BMW South Africa has introduced a dual port export model involving the ports of Durban and Maputo in Mozambique because of the substantial increase in its production for the export market.

Grindrod Freight Services, which handles road freight logistics for BMW SA and is part of the listed integrated logistics service supplier company Grindrod, is the private operator of the concession for the Maputo car terminal and was instrumental in cementing the deal in Mozambique.

The domestic automotive industry has been critical in recent years about the service levels and cargo costs at South Africa’s ports but this does not appear to have contributed to BMW SA’s decision.

Bodo Donauer, BMW SA’s managing director, said yesterday that it had increased its production output with the introduction of a third shift towards the end of last year and its overall annual production would increase to more than 80 000 units this year from about 50 000 units.

“At the same time, the total number of BMW vehicles exported from South Africa will more than double from around 33 000 to almost 70 000 vehicles a year,” he said.

“In line with this increase in volumes, we had to look carefully at our export logistics and using Maputo in conjunction with our existing export supply chain in Durban makes sound business sense.”

Donauer said about 20 percent, or 14 000 vehicles a year, would be exported using the Maputo car terminal in Mozambique but BMW SA remained committed to working closely with Transnet and would also be increasing the total number of BMW vehicles exported through Durban by more than 60 percent, or an additional 20 000 vehicles a year.

Transport and logistics services have always been a challenge for South African automotive manufacturers because of the country’s location far from the large automotive markets.

Donauer said that to combat these challenges, BMW SA had made investments and implemented plans to ensure sustainable, long-term logistics services for its expanding exports programme, improve existing supply chain corridors and validate any potential new supply chain corridors within southern Africa.

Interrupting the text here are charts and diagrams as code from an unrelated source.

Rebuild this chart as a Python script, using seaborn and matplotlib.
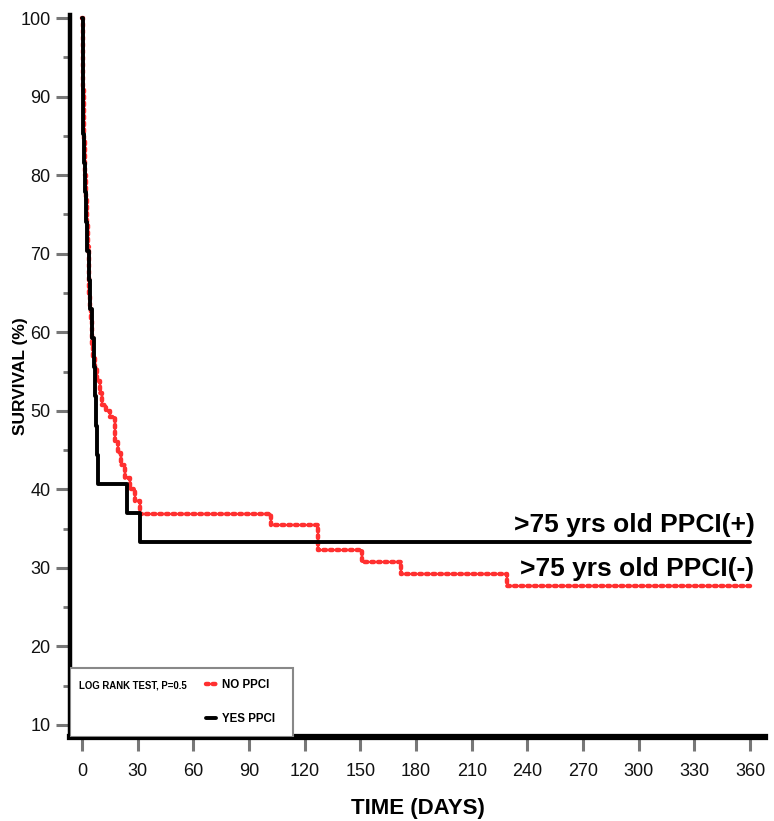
import matplotlib
matplotlib.use("Agg")
import matplotlib.pyplot as plt
import seaborn as sns
import pandas as pd
from matplotlib.patches import Rectangle
from matplotlib.ticker import MultipleLocator

# ---- data ----
yes_days = [0, 0.5, 1, 1.5, 2, 2.5, 3.5, 4.5, 5.5, 6.2, 6.8, 7.4, 8.0, 8.5, 24, 31, 360]
yes_surv = [100, 85.2, 81.5, 77.8, 74.1, 70.4, 66.7, 63.0, 59.3, 55.6, 51.9, 48.1, 44.4,
            40.7, 37.0, 33.3, 33.3]

no_days = [0, 0.3, 0.6, 1, 1.5, 2, 2.5, 3, 3.5, 4, 4.5, 5, 5.5, 6, 7, 8, 9.5, 11, 13, 15,
           18, 19.5, 21, 23, 26, 28.5, 31, 102, 127, 151, 172, 229, 360]
no_surv = [100, 95.4, 90.8, 84.6, 80.0, 76.9, 73.8, 70.8, 67.7, 64.6, 63.1, 61.5, 58.5, 56.9,
           55.4, 53.8, 52.3, 50.8, 50.0, 49.2, 46.2, 44.6, 43.1, 41.5, 40.0, 38.5, 36.9,
           35.4, 32.3, 30.8, 29.2, 27.7, 27.7]

x_ticks = list(range(0, 361, 30))
y_ticks = list(range(10, 101, 10))
series_labels = ["NO PPCI", "YES PPCI"]
curve_labels = [">75 yrs old PPCI(+)", ">75 yrs old PPCI(-)"]
stat_text = "LOG RANK TEST, P=0.5"

df_no = pd.DataFrame({"day": no_days, "surv": no_surv})
df_yes = pd.DataFrame({"day": yes_days, "surv": yes_surv})

sns.set_style("ticks")
plt.rcParams["font.family"] = ["Liberation Sans", "DejaVu Sans"]
plt.rcParams["text.color"] = "black"
plt.rcParams["axes.labelcolor"] = "black"

fig = plt.figure(figsize=(7.74, 8.21), dpi=100)
ax = fig.add_axes([70 / 774, 1 - 737 / 821, 695 / 774, 722 / 821])

sns.lineplot(data=df_no, x="day", y="surv", ax=ax, estimator=None, drawstyle="steps-post",
             color="#ff3030", linewidth=3.2, linestyle=(0, (0.6, 0.9)),
             dash_capstyle="round", label=series_labels[0], zorder=2)
sns.lineplot(data=df_yes, x="day", y="surv", ax=ax, estimator=None, drawstyle="steps-post",
             color="black", linewidth=2.8, label=series_labels[1], zorder=3)

ax.set_xlim(-6.5, 368)
ax.set_ylim(8.47, 100.4)
ax.set_xticks(x_ticks)
ax.set_yticks(y_ticks)
ax.yaxis.set_minor_locator(MultipleLocator(5))

for s in ["top", "right"]:
    ax.spines[s].set_visible(False)
ax.spines["left"].set_linewidth(3.2)
ax.spines["bottom"].set_linewidth(4.5)
ax.spines["left"].set_color("black")
ax.spines["bottom"].set_color("black")

ax.tick_params(axis="both", which="major", length=10, width=2.2, color="#777777",
               labelsize=13, labelcolor="#111111", pad=4)
ax.tick_params(axis="y", which="minor", length=5, width=2.0, color="#777777")
ax.tick_params(axis="x", pad=9)

ax.set_xlabel("TIME (DAYS)", fontsize=16, fontweight="bold")
ax.xaxis.set_label_coords(0.5, -61 / 722)
ax.set_ylabel("SURVIVAL (%)", fontsize=12.5, fontweight="bold", fontstretch="condensed")
ax.yaxis.set_label_coords(-42 / 695, 0.5)

# curve annotations
ax.text(0.985, 33.3 + 1.3, curve_labels[0], ha="right", va="baseline", fontsize=19,
        fontweight="bold", color="black", transform=ax.get_yaxis_transform())
ax.text(0.985, 27.7 + 1.3, curve_labels[1], ha="right", va="baseline", fontsize=19,
        fontweight="bold", color="black", transform=ax.get_yaxis_transform())

# legend box
ax.add_patch(Rectangle((0, 0), 223 / 695, 69 / 722, transform=ax.transAxes,
                       facecolor="white", edgecolor="#888888", linewidth=1.5, zorder=4))
ax.text(9 / 695, 52 / 722, stat_text, transform=ax.transAxes, fontsize=6.9,
        fontweight="bold", va="center", ha="left", zorder=5)
leg = ax.legend(loc="upper left", bbox_to_anchor=(136 / 695, 58 / 722), frameon=False,
                borderpad=0, borderaxespad=0, handlelength=0.9, handletextpad=0.5,
                labelspacing=1.9, prop={"size": 8.3, "weight": "bold"})
leg.set_zorder(6)

fig.savefig("out.png", dpi=100)
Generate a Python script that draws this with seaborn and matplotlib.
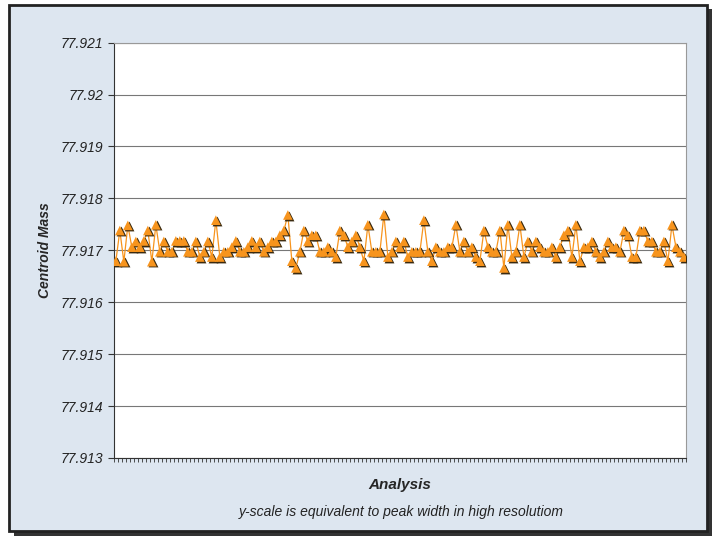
import numpy as np
import matplotlib
matplotlib.use("Agg")
import matplotlib.pyplot as plt
import seaborn as sns
import pandas as pd
from matplotlib.patches import Rectangle

# centroid mass per analysis
mass = [
    77.91679, 77.91738, 77.91678, 77.91748, 77.91706, 77.91717, 77.91706, 77.91718, 77.91738, 77.91678,
    77.91749, 77.91697, 77.91717, 77.91697, 77.91697, 77.91718, 77.91718, 77.91718, 77.91697, 77.91697,
    77.91717, 77.91687, 77.91697, 77.91717, 77.91687, 77.91758, 77.91687, 77.91697, 77.91697, 77.91706,
    77.91718, 77.91697, 77.91697, 77.91706, 77.91718, 77.91706, 77.91717, 77.91697, 77.91706, 77.91717,
    77.91717, 77.91729, 77.91738, 77.91768, 77.91679, 77.91666, 77.91697, 77.91738, 77.91717,
    77.91729, 77.91729, 77.91697, 77.91697, 77.91706, 77.91697, 77.91687, 77.91738, 77.91729, 77.91706,
    77.91717, 77.91729, 77.91706, 77.91679, 77.91749, 77.91697, 77.91697, 77.91697, 77.91769, 77.91687,
    77.91697, 77.91717, 77.91706, 77.91717, 77.91687, 77.91697, 77.91697, 77.91697, 77.91758, 77.91697,
    77.91679, 77.91706, 77.91697, 77.91697, 77.91706, 77.91706, 77.91749, 77.91697, 77.91717, 77.91697,
    77.91706, 77.91687, 77.91679, 77.91738, 77.91706, 77.91697, 77.91697,
    77.91738, 77.91666, 77.91749, 77.91687, 77.91697, 77.91749, 77.91687, 77.91717, 77.91697, 77.91717,
    77.91706, 77.91697, 77.91697, 77.91706, 77.91687, 77.91706, 77.91729, 77.91738, 77.91687, 77.91749,
    77.91679, 77.91706, 77.91706, 77.91717, 77.91697, 77.91687, 77.91697, 77.91717, 77.91706, 77.91706,
    77.91697, 77.91738, 77.91729, 77.91687, 77.91687, 77.91738, 77.91738, 77.91717, 77.91717, 77.91697,
    77.91697, 77.91717, 77.91679, 77.91749, 77.91706, 77.91697, 77.91687,
]
y_ticks = [77.913, 77.914, 77.915, 77.916, 77.917, 77.918, 77.919, 77.92, 77.921]
y_labels = ["77.913", "77.914", "77.915", "77.916", "77.917", "77.918", "77.919", "77.92", "77.921"]

df = pd.DataFrame({"analysis": np.arange(1, len(mass) + 1), "mass": mass})

sns.set_style("white")
plt.rcParams["font.family"] = ["Liberation Sans", "DejaVu Sans"]

fig = plt.figure(figsize=(7.16, 5.4), dpi=100)
fig.patch.set_facecolor("white")
# shadow + panel
fig.patches.append(Rectangle((0.02, 0.008), 0.975, 0.975, transform=fig.transFigure,
                             facecolor="#333333", edgecolor="none", zorder=-3))
fig.patches.append(Rectangle((0.012, 0.016), 0.975, 0.975, transform=fig.transFigure,
                             facecolor="#dde6f0", edgecolor="#222222", lw=2, zorder=-2))

ax = fig.add_axes([0.159, 0.152, 0.799, 0.769])
ax.set_facecolor("white")
ax.plot(df["analysis"], df["mass"], color="#f7941d", lw=0.9, zorder=2)
# marker shadow then marker
ax.scatter(df["analysis"] + 0.35, df["mass"] - 0.000012, marker="^", s=50,
           color="#3a2a10", zorder=3, linewidths=0)
sns.scatterplot(data=df, x="analysis", y="mass", ax=ax, marker="^", s=48,
                color="#f7941d", edgecolor="none", zorder=4)

ax.set_ylim(77.913, 77.921)
ax.set_xlim(0.5, len(mass) + 0.5)
ax.set_yticks(y_ticks)
ax.set_yticklabels(y_labels, fontsize=10, style="italic", color="#222222")
ax.set_xticks(np.arange(0.5, len(mass) + 1, 1))
ax.set_xticklabels([])
ax.tick_params(axis="x", direction="out", length=3, width=0.6, color="#333333", bottom=True)
ax.tick_params(axis="y", direction="out", length=4, width=0.8, color="#333333", left=True)
ax.grid(axis="y", color="#777777", lw=0.8)
ax.set_axisbelow(True)
for s in ["top", "right"]:
    ax.spines[s].set_color("#999999")
for s in ["left", "bottom"]:
    ax.spines[s].set_color("#333333")

ax.set_xlabel("Analysis", fontsize=11, fontweight="bold", style="italic", labelpad=8)
ax.set_ylabel("Centroid Mass", fontsize=10, fontweight="bold", style="italic", labelpad=6)
fig.text(0.56, 0.045, "y-scale is equivalent to peak width in high resolutiom",
         ha="center", fontsize=10, style="italic", color="#222222")

fig.savefig("out.png", dpi=100)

He added: “The decision to use Maputo is the first step in ensuring the development of a robust, well thought out and competitive logistics network, which includes access via multiple SADC [Southern African Development Community] ports and can easily incorporate sea, rail and road freight.”

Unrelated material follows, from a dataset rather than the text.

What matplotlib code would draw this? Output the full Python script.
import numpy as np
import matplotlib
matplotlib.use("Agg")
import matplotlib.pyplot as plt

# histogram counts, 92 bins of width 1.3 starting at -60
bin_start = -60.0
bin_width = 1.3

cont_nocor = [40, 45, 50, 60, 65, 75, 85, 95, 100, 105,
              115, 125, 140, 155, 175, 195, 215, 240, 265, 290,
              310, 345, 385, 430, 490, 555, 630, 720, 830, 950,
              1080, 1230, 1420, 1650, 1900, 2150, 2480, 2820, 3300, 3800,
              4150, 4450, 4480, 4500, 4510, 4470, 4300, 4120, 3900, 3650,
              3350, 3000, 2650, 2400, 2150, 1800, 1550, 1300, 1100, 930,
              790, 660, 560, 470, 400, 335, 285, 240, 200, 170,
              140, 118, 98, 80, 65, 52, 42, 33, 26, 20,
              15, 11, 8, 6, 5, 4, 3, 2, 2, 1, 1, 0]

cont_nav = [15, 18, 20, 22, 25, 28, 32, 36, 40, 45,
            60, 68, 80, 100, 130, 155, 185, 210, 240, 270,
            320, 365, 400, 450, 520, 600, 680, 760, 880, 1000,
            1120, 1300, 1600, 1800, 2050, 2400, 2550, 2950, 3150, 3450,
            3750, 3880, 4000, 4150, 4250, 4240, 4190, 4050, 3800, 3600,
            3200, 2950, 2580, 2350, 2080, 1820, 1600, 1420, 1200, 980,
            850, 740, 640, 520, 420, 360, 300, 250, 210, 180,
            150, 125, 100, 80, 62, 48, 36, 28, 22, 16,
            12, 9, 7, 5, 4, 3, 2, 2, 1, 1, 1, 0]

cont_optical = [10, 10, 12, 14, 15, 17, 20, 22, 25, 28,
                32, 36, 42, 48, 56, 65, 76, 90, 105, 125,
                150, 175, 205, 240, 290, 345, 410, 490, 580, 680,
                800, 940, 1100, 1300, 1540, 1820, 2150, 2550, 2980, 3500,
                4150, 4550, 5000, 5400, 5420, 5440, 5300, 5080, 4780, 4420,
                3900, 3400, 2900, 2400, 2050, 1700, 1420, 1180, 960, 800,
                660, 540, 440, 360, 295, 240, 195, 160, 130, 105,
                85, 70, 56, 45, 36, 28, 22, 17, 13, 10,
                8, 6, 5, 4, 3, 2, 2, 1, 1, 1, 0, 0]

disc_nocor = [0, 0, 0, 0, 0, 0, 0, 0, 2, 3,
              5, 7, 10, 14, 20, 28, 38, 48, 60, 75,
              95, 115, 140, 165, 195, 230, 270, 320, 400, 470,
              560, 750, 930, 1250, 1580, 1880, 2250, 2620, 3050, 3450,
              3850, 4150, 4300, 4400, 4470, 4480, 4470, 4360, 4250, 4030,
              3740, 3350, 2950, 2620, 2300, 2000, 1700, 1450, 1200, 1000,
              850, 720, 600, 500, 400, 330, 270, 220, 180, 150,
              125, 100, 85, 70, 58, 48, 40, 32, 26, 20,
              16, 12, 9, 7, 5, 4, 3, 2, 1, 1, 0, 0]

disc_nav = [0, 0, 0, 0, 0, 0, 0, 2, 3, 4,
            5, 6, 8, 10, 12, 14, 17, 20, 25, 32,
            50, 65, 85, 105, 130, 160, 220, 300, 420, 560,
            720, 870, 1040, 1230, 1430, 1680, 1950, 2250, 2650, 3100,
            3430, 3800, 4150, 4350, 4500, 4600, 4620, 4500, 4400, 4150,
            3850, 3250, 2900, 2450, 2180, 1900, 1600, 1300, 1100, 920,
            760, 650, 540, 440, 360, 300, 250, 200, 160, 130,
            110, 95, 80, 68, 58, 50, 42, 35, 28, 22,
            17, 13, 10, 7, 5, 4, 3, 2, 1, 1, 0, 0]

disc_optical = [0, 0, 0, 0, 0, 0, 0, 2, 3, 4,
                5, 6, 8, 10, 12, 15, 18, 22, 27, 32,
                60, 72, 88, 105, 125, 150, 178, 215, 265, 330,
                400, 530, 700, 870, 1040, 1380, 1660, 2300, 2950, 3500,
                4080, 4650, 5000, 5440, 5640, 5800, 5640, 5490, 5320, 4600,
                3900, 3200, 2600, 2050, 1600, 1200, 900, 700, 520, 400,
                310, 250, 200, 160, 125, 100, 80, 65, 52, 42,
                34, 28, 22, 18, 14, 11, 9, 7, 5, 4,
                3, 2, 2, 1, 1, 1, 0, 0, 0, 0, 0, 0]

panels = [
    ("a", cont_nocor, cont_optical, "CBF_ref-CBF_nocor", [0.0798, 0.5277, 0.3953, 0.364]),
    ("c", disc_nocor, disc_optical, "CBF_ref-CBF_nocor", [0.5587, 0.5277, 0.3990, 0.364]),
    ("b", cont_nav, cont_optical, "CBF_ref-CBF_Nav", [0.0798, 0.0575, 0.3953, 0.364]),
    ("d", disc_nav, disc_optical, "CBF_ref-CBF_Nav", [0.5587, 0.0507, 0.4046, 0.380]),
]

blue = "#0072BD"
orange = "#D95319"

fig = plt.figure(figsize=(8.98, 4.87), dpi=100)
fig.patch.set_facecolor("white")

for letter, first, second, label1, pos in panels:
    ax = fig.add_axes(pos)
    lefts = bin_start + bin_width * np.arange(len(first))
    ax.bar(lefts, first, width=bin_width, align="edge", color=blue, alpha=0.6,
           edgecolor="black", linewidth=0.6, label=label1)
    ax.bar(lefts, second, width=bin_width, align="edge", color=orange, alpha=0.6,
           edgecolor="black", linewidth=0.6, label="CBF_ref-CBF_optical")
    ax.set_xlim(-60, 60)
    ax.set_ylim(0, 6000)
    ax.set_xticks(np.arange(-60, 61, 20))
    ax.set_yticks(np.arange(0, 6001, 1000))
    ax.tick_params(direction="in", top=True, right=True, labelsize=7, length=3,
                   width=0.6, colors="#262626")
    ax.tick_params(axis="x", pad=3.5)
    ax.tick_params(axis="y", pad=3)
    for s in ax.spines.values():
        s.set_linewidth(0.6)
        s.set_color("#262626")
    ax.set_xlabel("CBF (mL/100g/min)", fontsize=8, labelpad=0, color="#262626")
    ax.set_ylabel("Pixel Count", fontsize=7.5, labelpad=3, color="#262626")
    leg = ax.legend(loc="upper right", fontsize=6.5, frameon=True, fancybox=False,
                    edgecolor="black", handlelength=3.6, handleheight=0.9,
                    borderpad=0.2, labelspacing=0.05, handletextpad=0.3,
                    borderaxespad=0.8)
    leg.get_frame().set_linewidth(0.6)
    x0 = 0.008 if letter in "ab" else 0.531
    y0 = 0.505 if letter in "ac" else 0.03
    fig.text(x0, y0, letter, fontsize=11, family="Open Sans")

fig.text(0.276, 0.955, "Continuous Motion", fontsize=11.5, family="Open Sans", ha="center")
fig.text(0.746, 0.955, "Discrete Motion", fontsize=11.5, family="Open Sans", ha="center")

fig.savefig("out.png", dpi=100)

Nissan South Africa in late 2008 switched its completely built-up vehicle imports from Durban’s port to Maputo to benefit from lower costs.

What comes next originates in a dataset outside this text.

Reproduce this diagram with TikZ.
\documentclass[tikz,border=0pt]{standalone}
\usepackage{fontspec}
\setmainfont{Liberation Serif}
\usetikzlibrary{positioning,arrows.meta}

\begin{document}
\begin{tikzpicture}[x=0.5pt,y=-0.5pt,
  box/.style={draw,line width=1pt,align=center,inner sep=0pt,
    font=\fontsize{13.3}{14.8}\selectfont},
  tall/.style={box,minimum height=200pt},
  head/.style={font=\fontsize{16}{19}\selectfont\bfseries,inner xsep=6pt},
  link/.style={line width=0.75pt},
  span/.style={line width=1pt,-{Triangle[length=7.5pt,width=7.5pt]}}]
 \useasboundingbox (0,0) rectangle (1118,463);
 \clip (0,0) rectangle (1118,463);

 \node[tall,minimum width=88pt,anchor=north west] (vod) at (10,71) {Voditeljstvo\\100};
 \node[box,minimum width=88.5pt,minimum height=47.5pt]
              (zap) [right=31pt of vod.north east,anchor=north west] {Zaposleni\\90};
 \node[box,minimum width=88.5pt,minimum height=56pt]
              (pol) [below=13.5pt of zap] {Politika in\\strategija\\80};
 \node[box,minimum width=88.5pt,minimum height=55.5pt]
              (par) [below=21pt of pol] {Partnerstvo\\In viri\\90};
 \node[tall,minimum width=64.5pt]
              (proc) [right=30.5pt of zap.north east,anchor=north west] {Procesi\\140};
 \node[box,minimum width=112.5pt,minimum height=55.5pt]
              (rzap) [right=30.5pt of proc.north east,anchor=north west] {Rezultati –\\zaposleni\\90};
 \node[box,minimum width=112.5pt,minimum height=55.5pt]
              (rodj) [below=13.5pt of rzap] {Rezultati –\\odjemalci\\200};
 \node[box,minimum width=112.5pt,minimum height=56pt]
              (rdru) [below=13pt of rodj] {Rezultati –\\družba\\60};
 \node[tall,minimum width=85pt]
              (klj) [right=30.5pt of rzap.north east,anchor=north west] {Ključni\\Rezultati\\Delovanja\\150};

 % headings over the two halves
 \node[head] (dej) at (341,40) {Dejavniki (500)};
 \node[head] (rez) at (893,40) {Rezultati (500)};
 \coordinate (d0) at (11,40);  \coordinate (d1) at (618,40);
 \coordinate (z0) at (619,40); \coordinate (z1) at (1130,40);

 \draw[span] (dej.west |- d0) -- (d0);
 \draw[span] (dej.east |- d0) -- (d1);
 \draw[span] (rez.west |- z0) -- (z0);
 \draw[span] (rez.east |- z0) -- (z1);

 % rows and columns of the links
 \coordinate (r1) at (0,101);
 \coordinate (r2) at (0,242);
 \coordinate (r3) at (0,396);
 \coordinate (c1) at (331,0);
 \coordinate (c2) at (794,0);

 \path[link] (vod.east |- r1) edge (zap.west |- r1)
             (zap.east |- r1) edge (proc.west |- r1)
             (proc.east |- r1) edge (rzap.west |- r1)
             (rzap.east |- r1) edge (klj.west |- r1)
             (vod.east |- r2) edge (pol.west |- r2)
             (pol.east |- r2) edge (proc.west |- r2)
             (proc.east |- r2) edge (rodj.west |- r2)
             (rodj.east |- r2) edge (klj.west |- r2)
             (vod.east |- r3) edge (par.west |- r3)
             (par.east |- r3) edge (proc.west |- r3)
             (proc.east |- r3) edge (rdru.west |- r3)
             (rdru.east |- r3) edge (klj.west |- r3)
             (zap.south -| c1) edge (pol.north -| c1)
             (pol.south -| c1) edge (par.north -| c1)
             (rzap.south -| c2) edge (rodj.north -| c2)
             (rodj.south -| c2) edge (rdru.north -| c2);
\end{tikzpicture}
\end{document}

Veralda Schmidt, Nissan SA’s spokesperson, confirmed yesterday that the company still used both ports to ensure it received stock quicker from a logistical viewpoint.

Rella Bernardes, a spokesperson for the Ford Motor Company of Southern Africa, said it used Port Elizabeth for its engine exports and Durban for its vehicle imports and exports.

The inefficiency and high costs at South African ports resulted last year in the establishment of the State-Owned Companies’ Automotive Industry Competitiveness Forum. President Jacob Zuma and Transnet announced a R1 billion rebate on port charges for manufactured exported goods until Transnet came up with a new pricing strategy for port tariffs.

Nico Vermeulen, the executive director of the National Association of Automobile Manufacturers of SA, said the forum was functional and working.

Vermeulen said one-on-one interviews were taking place between the Public Enterprises Department and chief executives of all the major vehicle manufacturers to establish what challenges were faced by manufacturers on a company-by-company basis.